Monday, June 25, 2012

RBI hikes FII limit in G-Secs to $20 b

 A.K.Sharma

To attract dollars and stabilise the depreciating rupee, the RBI has opened up access to offshore debt to Indian companies in manufacturing and infrastructure sectors.
It has also upped the FII investment limit in Government Securities market.
These measures, announced by the Reserve Bank of India in consultation with the Government, come just a day before the Finance Minister, Mr Pranab Mukherjee, bows out as a Cabinet Minister to contest the Presidential elections.
Markets disappointed
The markets — equity and forex markets — were, however, unimpressed by the measures announced to stabilise the rupee.
The BSE Sensex was down about 100 points and the rupee was trading at 56.80 to the dollar, off the intraday high of 56.30, at around 15.20 hours.
ECB limit
According to the RBI, Indian companies in manufacturing and infrastructure sectors, who have foreign exchange earnings, can avail themselves of external commercial borrowings (ECBs) for repayment of outstanding rupee loans.
These loans should have been taken for capital expenditure and/or fresh rupee capital expenditure under the approval route.
The RBI said that the overall ceiling for such ECBs would be $10 billion.
FII limit in G-Secs
The existing limit for investment by the Securities and Exchange Board of India (SEBI) registered foreign institutional investors (FIIs) in Government securities (G-Secs) has been enhanced by a further amount of $5 billion.
This would take the overall limit for FII investment in G-Secs from $15 billion to $20 billion.
Broadbase investors in G-Secs market
In order to broadbase the non-resident investor base for G-Secs, long-term investors like sovereign wealth funds, multilateral agencies, endowment funds, insurance funds, pension funds and foreign central banks will also be allowed to invest in G-Secs for the entire limit of $20 billion.
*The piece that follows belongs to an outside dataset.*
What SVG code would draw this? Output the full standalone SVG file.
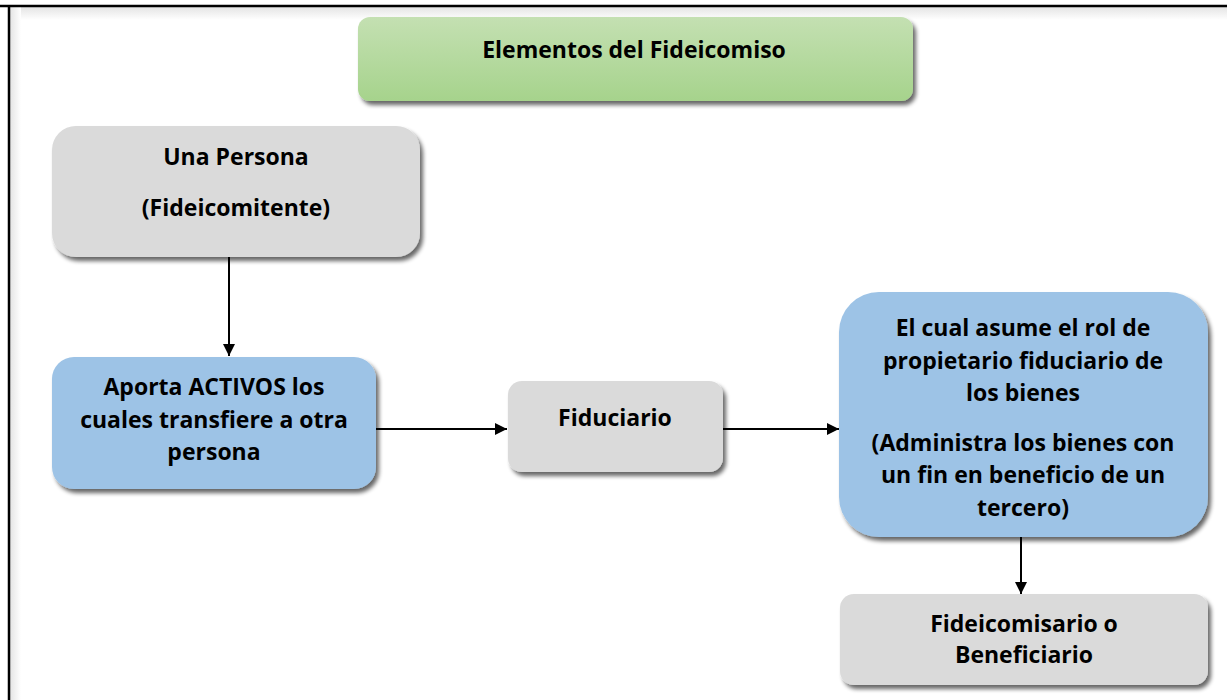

These entities will have to register themselves with SEBI.
The sub-limit of $10 billion (against existing $5 billion with a residual maturity of five years and additional limit of $5 billion) would have the residual maturity of three years.
IDFs and QFIs
The terms and conditions for the scheme for FII investment in infrastructure debt and the scheme for non-resident investment in Infrastructure Development Funds (IDFs) have been further rationalised in terms of lock-in period and residual maturity, the RBI said.
However, it did not elaborate on the steps taken on this front.
Further, Qualified Foreign Investors (QFIs) can now invest in those mutual fund schemes that hold at least 25 per cent of their assets (either in debt or in equity or both) in infrastructure sector under the current $3 billion sub-limit for investment in mutual funds related to infrastructure.